The Portman Delusions

Reviewed by Paul Birchall
Raven Theater
Through November 4

Adam Mervis’s romantic satire, set amongst a group of youngish Los Angelinos, is caparisoned with many of the bells and whistles of the millennial generation: Mentions of Tinder and Bumble, ipads, video games, and bitcoin abound, as well as the (quite narratively irrelevant) spiritual presence of the actress Natalie Portman, who is a strange underlying theme here for some reason.  And yet, the play’s plot itself is a creaky old tale of Hollywood cynicism and corruption that frankly feels superglued to an inauthentic, early 90s portrait of Hollywood.

Roy (playwright Mervis) and his roomie Mark (Brice Williams) are a pair of 30-something L.A. ad writers with dreams of making it big as “real” writers.  The edgy excitable Mark wants to write a hit movie, but Roy has the loftier goal of becoming a brilliant novelist — but he’s got writer’s block until he meets up with lovely marketing exec Jamie (Kate Spire), who becomes his muse.

After writing a beautiful novel about spies in Budapest, Roy manages to achieve the golden dream: He sells the work to television. He’s paired with sleazy TV exec Kurtz (Jeff Kerr McGivney), who makes quickly eviscerates everything that Roy loved about the original novel. Before long, Roy has a nervous breakdown, which threatens his romance with muse Jamie.

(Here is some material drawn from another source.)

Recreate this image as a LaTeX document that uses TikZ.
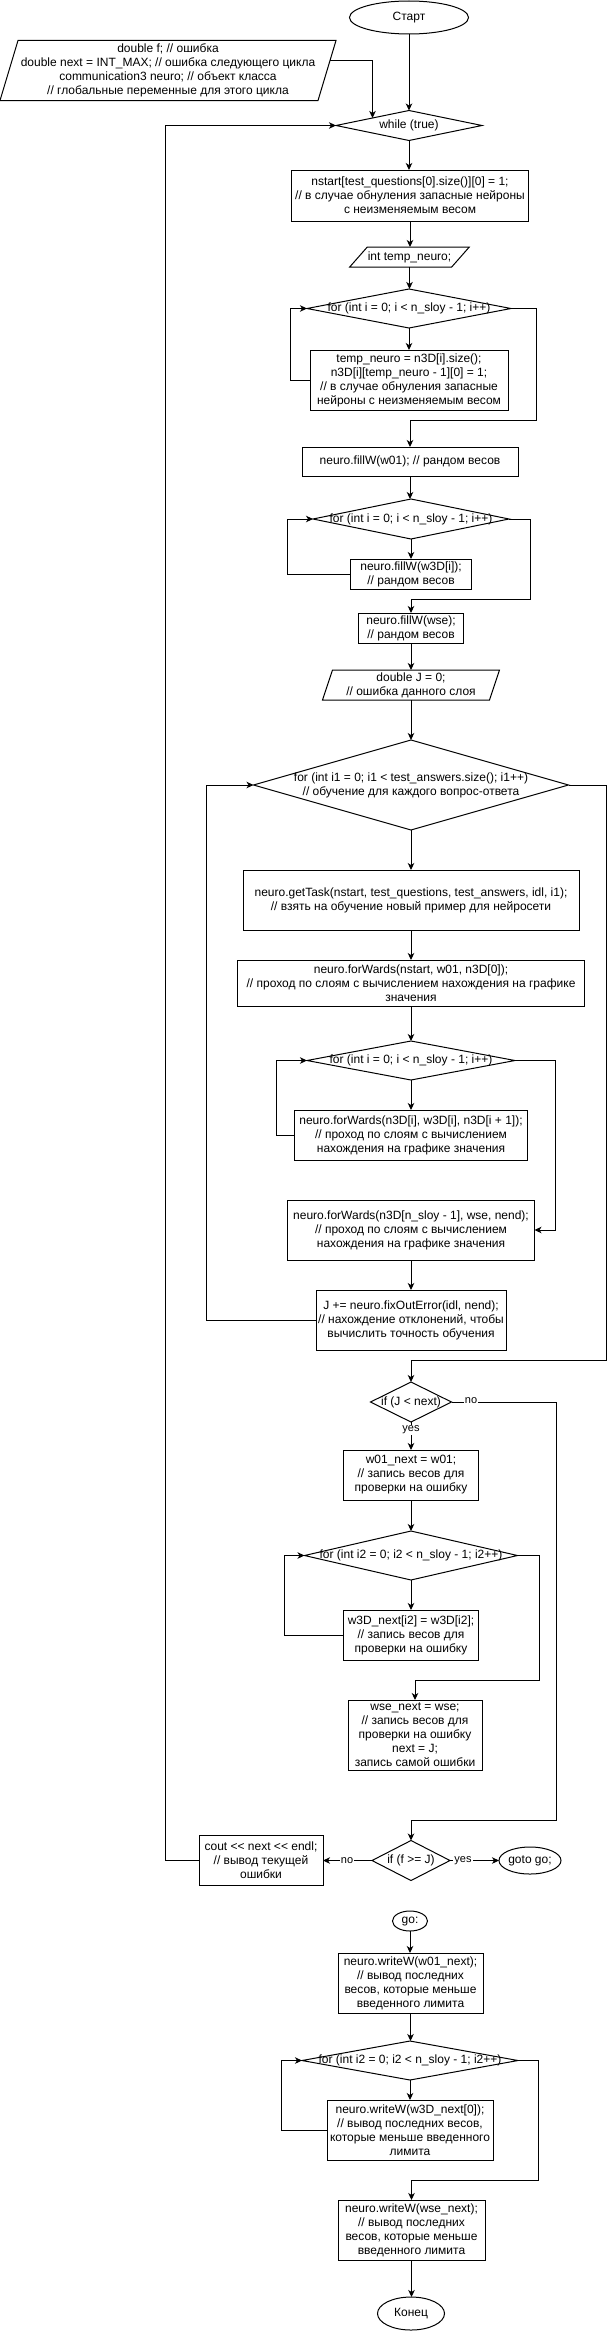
\documentclass[tikz,border=0pt]{standalone}
\usepackage{fontspec}
\setmainfont{Liberation Sans}[Ligatures=TeXOff]
\usetikzlibrary{shapes.geometric,arrows.meta}
\newcommand\paraframe[2]{\draw ([xshift=#2]#1.north west) -- ([xshift=#2]#1.north east) -- ([xshift=-#2]#1.south east) -- ([xshift=-#2]#1.south west) -- cycle;}
\begin{document}
\begin{tikzpicture}[x=1pt,y=-1pt,line width=1pt,
  every node/.style={font=\fontsize{12}{14}\selectfont},
  box/.style={draw, fill=white, align=center, inner sep=0pt, outer sep=0pt},
  dia/.style={draw, diamond, inner sep=0pt, outer sep=0pt},
  ell/.style={draw, ellipse, inner sep=0pt, outer sep=0pt, align=center},
  txt/.style={align=center, inner sep=0pt, outer sep=0pt},
  lab/.style={fill=white, inner sep=1pt, font=\fontsize{11}{13}\selectfont},
  arr/.style={-{Stealth[length=7pt,width=6.5pt,inset=2pt]}}]
\path[use as bounding box] (0,0) rectangle (614,2331);

% nodes
\node[ell, minimum width=119pt, minimum height=33pt] (start) at (409,17.5) {Старт};
\node[txt, minimum width=318pt, minimum height=60pt] (glob) at (168,70.5) {double f; // ошибка\\double next = INT\_MAX; // ошибка следующего цикла\\communication3 neuro; // объект класса\\// глобальные переменные для этого цикла};
\paraframe{glob}{9pt}
\coordinate (globout) at (330,60.7);
\node[dia, minimum width=146pt, minimum height=30pt] (w) at (409,125.5) {};
\node[txt] (wt) at (w) {while (true)};
\node[box, minimum width=237pt, minimum height=51pt] (ns) at (410,195.5) {nstart[test\_questions[0].size()][0] = 1;\\// в случае обнуления запасные нейроны\\с неизменяемым весом};
\node[txt, minimum width=102pt, minimum height=20pt] (tn) at (409.5,257) {int temp\_neuro;};
\paraframe{tn}{8.8pt}
\node[dia, minimum width=204pt, minimum height=39pt] (f1) at (409,308.5) {};
\node[txt] (f1t) at (f1) {for (int i = 0; i < n\_sloy - 1; i++)};
\node[box, minimum width=198pt, minimum height=60pt] (b1) at (409,380) {temp\_neuro = n3D[i].size();\\n3D[i][temp\_neuro - 1][0] = 1;\\// в случае обнуления запасные\\нейроны с неизменяемым весом};
\node[box, minimum width=216pt, minimum height=29pt] (fw01) at (410,461.5) {neuro.fillW(w01); // рандом весов};
\node[dia, minimum width=196pt, minimum height=40pt] (f2) at (411,519) {};
\node[txt] (f2t) at (f2) {for (int i = 0; i < n\_sloy - 1; i++)};
\node[box, minimum width=121pt, minimum height=30pt] (b2) at (411,574) {neuro.fillW(w3D[i]);\\// рандом весов};
\node[box, minimum width=105pt, minimum height=30pt] (fwse) at (411,628) {neuro.fillW(wse);\\// рандом весов};
\node[txt, minimum width=167pt, minimum height=30pt] (dJ) at (411,685) {double J = 0;\\// ошибка данного слоя};
\paraframe{dJ}{5pt}
\node[dia, minimum width=315pt, minimum height=90pt] (bf) at (411,785) {};
\node[txt] (bft) at (bf) {for (int i1 = 0; i1 < test\_answers.size(); i1++)\\// обучение для каждого вопрос-ответа};
\node[box, minimum width=336pt, minimum height=60pt] (gt) at (411,900) {neuro.getTask(nstart, test\_questions, test\_answers, idl, i1);\\// взять на обучение новый пример для нейросети};
\node[box, minimum width=347pt, minimum height=46pt] (fw1) at (411,983) {neuro.forWards(nstart, w01, n3D[0]);\\// проход по слоям с вычислением нахождения на графике\\значения};
\node[dia, minimum width=208pt, minimum height=39pt] (f3) at (411,1060.5) {};
\node[txt] (f3t) at (f3) {for (int i = 0; i < n\_sloy - 1; i++)};
\node[box, minimum width=233pt, minimum height=50pt] (b3) at (411,1135) {neuro.forWards(n3D[i], w3D[i], n3D[i + 1]);\\// проход по слоям с вычислением\\нахождения на графике значения};
\node[box, minimum width=247pt, minimum height=60pt] (fwl) at (411,1230) {neuro.forWards(n3D[n\_sloy - 1], wse, nend);\\// проход по слоям с вычислением\\нахождения на графике значения};
\node[box, minimum width=190pt, minimum height=60pt] (jb) at (411,1320) {J += neuro.fixOutError(idl, nend);\\// нахождение отклонений, чтобы\\вычислить точность обучения};
\node[dia, minimum width=81pt, minimum height=40pt] (ifj) at (411,1402) {};
\node[txt] (ifjt) at (ifj) {if (J < next)};
\node[box, minimum width=135pt, minimum height=50pt] (w01n) at (411,1475) {w01\_next = w01;\\// запись весов для\\проверки на ошибку};
\node[dia, minimum width=213pt, minimum height=49pt] (f4) at (411,1555.5) {};
\node[txt] (f4t) at (f4) {for (int i2 = 0; i2 < n\_sloy - 1; i2++)};
\node[box, minimum width=135pt, minimum height=50pt] (b4) at (411,1635) {w3D\_next[i2] = w3D[i2];\\// запись весов для\\проверки на ошибку};
\node[box, minimum width=134pt, minimum height=70pt] (wsen) at (415,1735) {wse\_next = wse;\\// запись весов для\\проверки на ошибку\\next = J;\\запись самой ошибки};
\node[dia, minimum width=78pt, minimum height=40pt] (iff) at (411,1860.5) {};
\node[txt] (ifft) at (iff) {if (f >= J)};
\node[ell, minimum width=62pt, minimum height=27pt] (gto) at (530,1860.5) {goto go;};
\node[box, minimum width=124pt, minimum height=50pt] (cout) at (261,1860.5) {cout << next << endl;\\// вывод текущей\\ошибки};
\node[ell, minimum width=35pt, minimum height=20pt] (go) at (410,1921) {go:};
\node[box, minimum width=145pt, minimum height=60pt] (wr1) at (410.5,1983) {neuro.writeW(w01\_next);\\// вывод последних\\весов, которые меньше\\введенного лимита};
\node[dia, minimum width=216pt, minimum height=39pt] (f5) at (410,2060.5) {};
\node[txt] (f5t) at (f5) {for (int i2 = 0; i2 < n\_sloy - 1; i2++)};
\node[box, minimum width=166pt, minimum height=60pt] (b5) at (410,2130) {neuro.writeW(w3D\_next[0]);\\// вывод последних весов,\\которые меньше введенного\\лимита};
\node[box, minimum width=147pt, minimum height=60pt] (wr2) at (411.5,2230) {neuro.writeW(wse\_next);\\// вывод последних\\весов, которые меньше\\введенного лимита};
\node[ell, minimum width=67pt, minimum height=33pt] (end) at (411,2313.5) {Конец};

% connectors
\draw[arr] (start.south) -- (start.south |- w.north);
\draw[arr] (globout) -| (w.north west);
\draw[arr] (w.south) -- (w.south |- ns.north);
\draw[arr] (ns.south) -- (ns.south |- tn.north);
\draw[arr] (tn.south) -- (tn.south |- f1.north);
\draw[arr] (f1.south) -- (f1.south |- b1.north);
\draw[arr] (b1.west) -| ([xshift=-17pt]f1.west) -- (f1.west);
\coordinate (c1) at (536,420);
\draw[arr] (f1.east) -| (c1) -| (fw01.north);
\draw[arr] (fw01.south) -- (fw01.south |- f2.north);
\draw[arr] (f2.south) -- (f2.south |- b2.north);
\draw[arr] (b2.west) -| ([xshift=-25.5pt]f2.west) -- (f2.west);
\coordinate (c2) at (530,599);
\draw[arr] (f2.east) -| (c2) -| (fwse.north);
\draw[arr] (fwse.south) -- (fwse.south |- dJ.north);
\draw[arr] (dJ.south) -- (dJ.south |- bf.north);
\draw[arr] (bf.south) -- (bf.south |- gt.north);
\draw[arr] (gt.south) -- (gt.south |- fw1.north);
\draw[arr] (fw1.south) -- (fw1.south |- f3.north);
\draw[arr] (f3.south) -- (f3.south |- b3.north);
\draw[arr] (b3.west) -| ([xshift=-31pt]f3.west) -- (f3.west);
\draw[arr] (f3.east) -| ([xshift=20.5pt]fwl.east) -- (fwl.east);
\draw[arr] (fwl.south) -- (fwl.south |- jb.north);
\draw[arr] (jb.west) -| ([xshift=-47.5pt]bf.west) -- (bf.west);
\coordinate (c3) at (606,1360);
\draw[arr] (bf.east) -| (c3) -| (ifj.north);
\draw[arr] (ifj.south) -- (ifj.south |- w01n.north);
\node[lab] (yes1) at (411,1430) {yes};
\coordinate (c4) at (556,1820);
\draw[arr] (ifj.east) -| (c4) -| (iff.north);
\node[lab] (no1) at (471,1401) {no};
\draw[arr] (w01n.south) -- (w01n.south |- f4.north);
\draw[arr] (f4.south) -- (f4.south |- b4.north);
\draw[arr] (b4.west) -| ([xshift=-20.5pt]f4.west) -- (f4.west);
\coordinate (c5) at (539,1680.7);
\draw[arr] (f4.east) -| (c5) -| (wsen.north);
\draw[arr] (iff.east) -- (gto.west);
\node[lab] (yes2) at (463,1860.5) {yes};
\draw[arr] (iff.west) -- (cout.east);
\node[lab] (no2) at (347,1860.5) {no};
\draw[arr] (cout.west) -| ([xshift=-170.5pt]w.west) -- (w.west);
\draw[arr] (go.south) -- (go.south |- wr1.north);
\draw[arr] (wr1.south) -- (wr1.south |- f5.north);
\draw[arr] (f5.south) -- (f5.south |- b5.north);
\draw[arr] (b5.west) -| ([xshift=-20.4pt]f5.west) -- (f5.west);
\coordinate (c6) at (538,2180);
\draw[arr] (f5.east) -| (c6) -| (wr2.north);
\draw[arr] (wr2.south) -- (wr2.south |- end.north);
\end{tikzpicture}
\end{document}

Mervis’s play is intended to be a character-driven work, but the various protagonists are all such self-absorbed L.A. stereotypes that it’s tough to root for them. Yes, drama is often based on love and the creation of art — but there’s something indulgent about the focus on these issues here, perhaps due to the banality of the play’s dramatic situations and the irritating patter of the dialogue, which has the depth of first-date chitchat between singles in a bar. In this economy, are people really still brooding over having to rewrite their screenplays four times for $25,000 a draft (which is what this play’s hero frets about)?

It doesn’t help matters that director Thomas Burr’s staging is unexpectedly slow-paced, with line readings that are full of meaningful but sluggish pauses.  Or that the female characters are given about one third of the depth of the male characters — basically reduced to having little more to do than demonstrate concern for their men, while the men are absorbed with career and self esteem issues, as well as romantic ones. 

 

Raven Theatre, 5233 Lankershim Blvd, North Hollywood; Fri.-Sat., 8 p.m., through November 4.  www.brownpapertickets.com. Running time: 2 hours with an intermission.